The package can be imported in Python for use within other frameworks. However, the package also provides a command line tool, that allows it to be installed and run as a standalone application, for example by data managers or individual researchers.

Configuring data resources

The safedata_validator package requires external data resources to validate both dataset locations and taxa. You will need to create a configuration file to set safedata_validator up to find those resources.

Note that a key resource - the GBIF taxonomy database - require a local SQLite3 database containing the core data from this database. This is a relatively large file (~ 2GB in total). The package provides a command (safedata_build_local_gbif to download and build this database, and the path to this file can then be included in the configuration.

Note that you cannot validate DOIs without an internet connection, but this is optional.

GBIFTaxa

To validate taxonomic information against GBIF, you will need to download a copy of the GBIF backbone taxonomy and build a SQLite3 database from it. The package provides a template Python script to do this. If you are happy with running Python scripts, then it is not particularly difficult if you follow the instructions provided. The resulting database file is around 1.6GB, so you'll need file space!

Using safedata_validate

Once you have setup and configured safedata_validator, the usage instructions are below:

cl_prompt $ safedata_validate -h
usage: safedata_validate [-h] [-r RESOURCES] [-s] [--validate_doi]
                         [--chunk_size CHUNK_SIZE] [-l LOG] [-j JSON]
                         [--version]
                         [filename]

Validate a dataset using a command line interface.
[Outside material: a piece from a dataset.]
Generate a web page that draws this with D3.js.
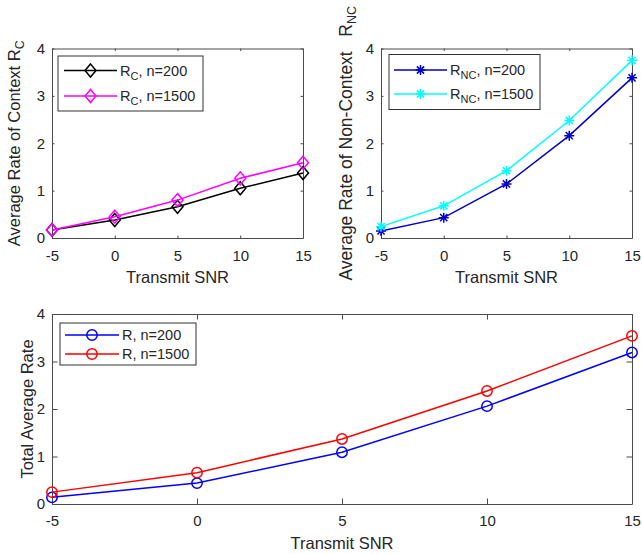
<!DOCTYPE html>
<html>
<head>
<meta charset="utf-8">
<script src="https://cdn.jsdelivr.net/npm/d3@7"></script>
<style>
  body { margin: 0; background: #fff; }
  svg text { font-family: "Liberation Sans", Arial, sans-serif; fill: #262626; }
</style>
</head>
<body>
<div id="chart"></div>
<script>
const snr = [-5, 0, 5, 10, 15];
const rcN200 = [0.17, 0.38, 0.66, 1.05, 1.37];
const rcN1500 = [0.17, 0.45, 0.80, 1.26, 1.59];
const rncN200 = [0.15, 0.43, 1.14, 2.16, 3.38];
const rncN1500 = [0.24, 0.68, 1.42, 2.48, 3.75];
const rN200 = [0.14, 0.44, 1.09, 2.06, 3.19];
const rN1500 = [0.25, 0.66, 1.37, 2.38, 3.54];
const xTicks = [-5, 0, 5, 10, 15];
const yTicks = [0, 1, 2, 3, 4];

const svg = d3.select("#chart").append("svg")
    .attr("width", 642)
    .attr("height", 554);

const panels = [
    {
        x: 52, y: 48.5, w: 251, h: 189.5, tick: 2.5,
        ylabel: [["Average Rate of Context R"], ["C", true]], ylabelX: -32, ylabelSize: 16.5,
        series: [
            { values: rcN200, color: "#000000", marker: "diamond", label: ["R", "C", ", n=200"] },
            { values: rcN1500, color: "#ff00ff", marker: "diamond", label: ["R", "C", ", n=1500"] }
        ],
        legend: { x: 6, y: 7.5, w: 145, h: 55, rows: [14.5, 40], x1: 6, x2: 59, text: 62 }
    },
    {
        x: 381, y: 48.5, w: 251, h: 189.5, tick: 2.5,
        ylabel: [["Average Rate of Non-Context   R"], ["NC", true]], ylabelX: -29, ylabelSize: 17.5,
        series: [
            { values: rncN200, color: "#0000cc", marker: "star", label: ["R", "NC", ", n=200"] },
            { values: rncN1500, color: "#00ffff", marker: "star", label: ["R", "NC", ", n=1500"] }
        ],
        legend: { x: 8, y: 6, w: 151, h: 55, rows: [15.5, 39.5], x1: 5, x2: 58, text: 61 }
    },
    {
        x: 52, y: 314, w: 580, h: 190, tick: 5.5,
        ylabel: [["Total Average Rate"]], ylabelX: -19, ylabelSize: 16.5,
        series: [
            { values: rN200, color: "#0000ff", marker: "circle", label: ["R, n=200"] },
            { values: rN1500, color: "#ff0000", marker: "circle", label: ["R, n=1500"] }
        ],
        legend: { x: 8, y: 9, w: 136, h: 42, rows: [12, 31], x1: 5, x2: 59, text: 62 }
    }
];

function drawMarker(g, type, cx, cy, color) {
    if (type === "diamond") {
        g.append("path")
            .attr("d", `M${cx},${cy - 6.5}L${cx + 5.5},${cy}L${cx},${cy + 6.5}L${cx - 5.5},${cy}Z`)
            .attr("fill", "none").attr("stroke", color).attr("stroke-width", 1.5);
    } else if (type === "circle") {
        g.append("circle")
            .attr("cx", cx).attr("cy", cy).attr("r", 5.2)
            .attr("fill", "none").attr("stroke", color).attr("stroke-width", 1.5);
    } else {
        const r = 5, d = 3.6;
        g.append("path")
            .attr("d", `M${cx - r},${cy}H${cx + r}M${cx},${cy - r}V${cy + r}` +
                `M${cx - d},${cy - d}L${cx + d},${cy + d}M${cx - d},${cy + d}L${cx + d},${cy - d}`)
            .attr("fill", "none").attr("stroke", color).attr("stroke-width", 1.5);
    }
}

function drawPanel(p) {
    const g = svg.append("g").attr("transform", `translate(${p.x},${p.y})`);
    const x = d3.scaleLinear().domain([-5, 15]).range([0, p.w]);
    const y = d3.scaleLinear().domain([0, 4]).range([p.h, 0]);

    const axes = [
        g.append("g").attr("transform", `translate(0,${p.h})`)
            .call(d3.axisBottom(x).tickValues(xTicks).tickFormat(d => String(d))
                .tickSizeInner(-p.tick).tickSizeOuter(0).tickPadding(p.tick > 3 ? 11 : 12)),
        g.append("g")
            .call(d3.axisLeft(y).tickValues(yTicks).tickFormat(d => String(d))
                .tickSizeInner(-p.tick).tickSizeOuter(0).tickPadding(7)),
        g.append("g")
            .call(d3.axisTop(x).tickValues(xTicks).tickFormat("")
                .tickSizeInner(-p.tick).tickSizeOuter(0)),
        g.append("g").attr("transform", `translate(${p.w},0)`)
            .call(d3.axisRight(y).tickValues(yTicks).tickFormat("")
                .tickSizeInner(-p.tick).tickSizeOuter(0))
    ];
    axes.forEach(a => {
        a.attr("font-family", null).attr("font-size", null);
        a.selectAll("path, line").attr("stroke", "#4a4a4a").attr("stroke-width", 1);
        a.selectAll("text").style("font-size", "15px").attr("fill", "#262626");
    });

    // x label
    g.append("text")
        .attr("x", p.w / 2).attr("y", p.h + 45)
        .attr("text-anchor", "middle")
        .style("font-size", "16.5px")
        .text("Transmit SNR");

    // y label
    const yl = g.append("text")
        .attr("transform", `translate(${p.ylabelX},${p.h / 2}) rotate(-90)`)
        .attr("text-anchor", "middle")
        .style("font-size", p.ylabelSize + "px")
        .style("white-space", "pre");
    p.ylabel.forEach(([t, sub]) => {
        yl.append("tspan")
            .attr("dy", sub ? 4 : null)
            .style("font-size", sub ? "12.5px" : null)
            .text(t);
    });

    // series
    const line = d3.line().x((d, i) => x(snr[i])).y(d => y(d));
    p.series.forEach(s => {
        g.append("path")
            .attr("d", line(s.values))
            .attr("fill", "none")
            .attr("stroke", s.color)
            .attr("stroke-width", 1.5);
        const mg = g.append("g");
        s.values.forEach((v, i) => drawMarker(mg, s.marker, x(snr[i]), y(v), s.color));
    });

    // legend
    const L = p.legend;
    const lg = g.append("g").attr("transform", `translate(${L.x},${L.y})`);
    lg.append("rect")
        .attr("width", L.w).attr("height", L.h)
        .attr("fill", "#fff").attr("stroke", "#333").attr("stroke-width", 1);
    p.series.forEach((s, i) => {
        const ry = L.rows[i];
        lg.append("line")
            .attr("x1", L.x1).attr("x2", L.x2).attr("y1", ry).attr("y2", ry)
            .attr("stroke", s.color).attr("stroke-width", 1.5);
        drawMarker(lg, s.marker, (L.x1 + L.x2) / 2, ry, s.color);
        const t = lg.append("text")
            .attr("x", L.text).attr("y", ry + 5)
            .style("font-size", "14.5px");
        if (s.label.length === 1) {
            t.text(s.label[0]);
        } else {
            t.append("tspan").text(s.label[0]);
            t.append("tspan").attr("dy", 4).style("font-size", "11px").text(s.label[1]);
            t.append("tspan").attr("dy", -4).text(s.label[2]);
        }
    });
}

panels.forEach(drawPanel);
</script>
</body>
</html>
    This program validates an Excel file formatted as a `safedata` dataset.
    As it runs, it outputs a report that highlights any problems with the
    formatting. Much of the validation is to check that the data meets our
    metadata standards and is internally consistent.
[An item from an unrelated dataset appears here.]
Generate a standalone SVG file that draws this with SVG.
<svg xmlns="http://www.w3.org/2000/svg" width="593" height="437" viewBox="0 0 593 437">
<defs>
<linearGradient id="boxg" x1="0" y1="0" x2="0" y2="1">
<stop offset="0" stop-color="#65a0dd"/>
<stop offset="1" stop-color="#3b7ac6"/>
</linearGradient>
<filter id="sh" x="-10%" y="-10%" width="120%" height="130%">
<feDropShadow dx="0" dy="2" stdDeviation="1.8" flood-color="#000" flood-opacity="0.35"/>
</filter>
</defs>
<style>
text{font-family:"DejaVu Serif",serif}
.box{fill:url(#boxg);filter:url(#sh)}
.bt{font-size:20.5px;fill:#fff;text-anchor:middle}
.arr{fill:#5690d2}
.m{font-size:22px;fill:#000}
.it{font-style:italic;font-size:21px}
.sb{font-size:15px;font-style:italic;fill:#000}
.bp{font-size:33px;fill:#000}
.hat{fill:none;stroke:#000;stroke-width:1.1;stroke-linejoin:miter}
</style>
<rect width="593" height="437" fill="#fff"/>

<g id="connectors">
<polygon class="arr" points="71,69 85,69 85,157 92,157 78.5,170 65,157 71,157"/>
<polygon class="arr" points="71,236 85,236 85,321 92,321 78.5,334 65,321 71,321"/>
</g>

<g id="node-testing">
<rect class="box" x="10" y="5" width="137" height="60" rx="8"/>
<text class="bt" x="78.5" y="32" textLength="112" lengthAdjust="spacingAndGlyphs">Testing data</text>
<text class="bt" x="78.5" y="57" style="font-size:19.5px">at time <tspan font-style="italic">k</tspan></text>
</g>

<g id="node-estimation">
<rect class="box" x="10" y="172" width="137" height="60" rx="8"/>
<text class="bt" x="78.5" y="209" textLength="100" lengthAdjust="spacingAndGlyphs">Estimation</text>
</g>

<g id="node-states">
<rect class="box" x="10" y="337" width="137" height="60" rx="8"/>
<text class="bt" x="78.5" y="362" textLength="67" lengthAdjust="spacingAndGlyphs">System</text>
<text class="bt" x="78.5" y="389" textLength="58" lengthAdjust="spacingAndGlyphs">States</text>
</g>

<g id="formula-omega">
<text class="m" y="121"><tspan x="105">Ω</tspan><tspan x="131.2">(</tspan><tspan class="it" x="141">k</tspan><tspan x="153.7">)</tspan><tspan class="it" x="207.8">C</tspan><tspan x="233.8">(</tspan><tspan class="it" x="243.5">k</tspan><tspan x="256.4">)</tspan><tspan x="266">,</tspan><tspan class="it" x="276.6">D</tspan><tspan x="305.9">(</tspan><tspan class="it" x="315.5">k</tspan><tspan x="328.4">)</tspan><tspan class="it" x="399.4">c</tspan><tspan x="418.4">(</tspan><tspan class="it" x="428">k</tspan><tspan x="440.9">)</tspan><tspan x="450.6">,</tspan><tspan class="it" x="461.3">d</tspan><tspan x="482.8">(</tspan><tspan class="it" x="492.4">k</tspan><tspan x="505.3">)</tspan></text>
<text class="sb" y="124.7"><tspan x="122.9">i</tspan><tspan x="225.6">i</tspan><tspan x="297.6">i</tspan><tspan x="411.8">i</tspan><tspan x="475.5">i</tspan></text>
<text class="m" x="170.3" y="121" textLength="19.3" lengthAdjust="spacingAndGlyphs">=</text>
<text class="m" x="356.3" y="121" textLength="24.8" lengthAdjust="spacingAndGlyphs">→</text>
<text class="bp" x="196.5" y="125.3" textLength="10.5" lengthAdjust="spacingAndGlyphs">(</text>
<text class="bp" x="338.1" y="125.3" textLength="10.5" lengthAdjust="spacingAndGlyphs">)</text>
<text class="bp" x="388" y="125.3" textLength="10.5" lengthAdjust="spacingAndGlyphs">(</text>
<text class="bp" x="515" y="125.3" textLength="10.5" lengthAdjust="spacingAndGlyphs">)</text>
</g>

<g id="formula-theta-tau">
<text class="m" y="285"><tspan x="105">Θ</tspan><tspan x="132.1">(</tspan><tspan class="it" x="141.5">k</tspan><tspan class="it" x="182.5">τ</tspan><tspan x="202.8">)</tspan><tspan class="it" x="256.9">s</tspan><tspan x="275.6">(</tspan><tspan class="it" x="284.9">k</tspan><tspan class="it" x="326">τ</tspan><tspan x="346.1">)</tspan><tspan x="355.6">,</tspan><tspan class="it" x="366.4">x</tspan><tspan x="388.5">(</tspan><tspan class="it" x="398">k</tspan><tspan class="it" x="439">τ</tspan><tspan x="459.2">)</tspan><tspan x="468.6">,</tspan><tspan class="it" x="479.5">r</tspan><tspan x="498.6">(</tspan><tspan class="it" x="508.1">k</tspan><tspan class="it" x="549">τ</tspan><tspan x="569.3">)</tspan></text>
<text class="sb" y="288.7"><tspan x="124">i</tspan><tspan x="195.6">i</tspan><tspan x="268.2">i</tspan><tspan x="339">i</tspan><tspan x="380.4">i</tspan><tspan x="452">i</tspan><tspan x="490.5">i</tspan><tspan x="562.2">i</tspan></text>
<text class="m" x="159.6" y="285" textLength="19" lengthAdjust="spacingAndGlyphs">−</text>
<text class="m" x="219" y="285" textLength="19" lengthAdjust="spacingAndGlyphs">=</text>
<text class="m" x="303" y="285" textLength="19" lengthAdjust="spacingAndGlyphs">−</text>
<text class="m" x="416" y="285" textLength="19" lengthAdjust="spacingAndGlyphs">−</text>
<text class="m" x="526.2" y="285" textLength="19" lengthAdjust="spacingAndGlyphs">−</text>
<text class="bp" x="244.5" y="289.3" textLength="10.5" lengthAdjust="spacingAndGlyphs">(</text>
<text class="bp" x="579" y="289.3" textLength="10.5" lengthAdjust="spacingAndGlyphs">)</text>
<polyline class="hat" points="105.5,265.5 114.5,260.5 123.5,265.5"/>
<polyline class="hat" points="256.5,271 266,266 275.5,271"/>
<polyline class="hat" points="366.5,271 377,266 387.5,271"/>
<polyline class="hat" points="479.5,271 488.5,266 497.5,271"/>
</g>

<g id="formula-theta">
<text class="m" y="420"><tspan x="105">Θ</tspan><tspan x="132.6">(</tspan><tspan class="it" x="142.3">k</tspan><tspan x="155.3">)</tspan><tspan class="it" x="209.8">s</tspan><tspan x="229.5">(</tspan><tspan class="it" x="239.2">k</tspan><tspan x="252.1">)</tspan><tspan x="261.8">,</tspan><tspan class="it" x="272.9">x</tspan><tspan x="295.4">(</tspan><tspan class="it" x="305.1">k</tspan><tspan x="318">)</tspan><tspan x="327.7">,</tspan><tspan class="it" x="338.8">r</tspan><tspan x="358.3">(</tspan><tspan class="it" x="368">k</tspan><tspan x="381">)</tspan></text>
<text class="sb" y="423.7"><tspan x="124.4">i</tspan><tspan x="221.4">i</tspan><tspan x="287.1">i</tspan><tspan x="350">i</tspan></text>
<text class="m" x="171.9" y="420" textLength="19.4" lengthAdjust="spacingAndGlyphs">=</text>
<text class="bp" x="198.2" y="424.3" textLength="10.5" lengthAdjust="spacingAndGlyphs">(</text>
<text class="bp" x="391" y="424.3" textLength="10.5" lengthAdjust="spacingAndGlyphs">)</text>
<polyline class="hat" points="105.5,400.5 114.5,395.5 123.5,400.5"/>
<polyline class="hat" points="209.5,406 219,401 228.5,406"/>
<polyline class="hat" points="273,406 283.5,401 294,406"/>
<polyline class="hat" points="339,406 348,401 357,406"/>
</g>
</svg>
    However, the package uses external resources to perform validation of
    taxa and sampling locations and to provide other information. For
    this reason, using this program requires you to provide a configuration
    file for these resources or to have installed a configuration file in a
    standard location. If you run `safedata_validate` without a
    configuration file, the output will report the standard locations for
    your operating system.

    If validation is successful, then a JSON format file containing key
    metadata will be saved. This is used in the dataset publication process.
    By default, the JSON file is saved to the same directory as the input
    file, using the same filename but with the `.json` extension. This can
    be saved elsewhere using the `--json` option.

    The command also outputs a log of the validation process, which
    identifies validation issues. This defaults to being written to
    stderr but can be redirected to a file using the `--log` option.

positional arguments:
  filename      Path to the Excel file to be validated

options:
  -h, --help    show this help message and exit
  -r RESOURCES, --resources RESOURCES
                A path to a resources configuration file
  -s, --show-resources
                Validate and display the selected resources and exit
  --validate_doi
                Check the validity of any publication DOIs, provided by the
                user. Requires a web connection.
  --chunk_size CHUNK_SIZE
                Data are loaded from worksheets in chunks: the number of rows
                in a chunk is set by this argument
  -l LOG, --log LOG
                Save the validation log to a file, not print to the console.
  -j JSON, --json JSON
                An optional output path for the validated dataset JSON.
  --version     show program's version number and exit

Essentially, you should now be able to do:

safedata_validate MyDataset.xlsx

The program will then validate the input dataset, printing information about the validation process and any errors in the dataset as it goes. When a dataset passes validation, a JSON file containing the metadata for the validated dataset will be created.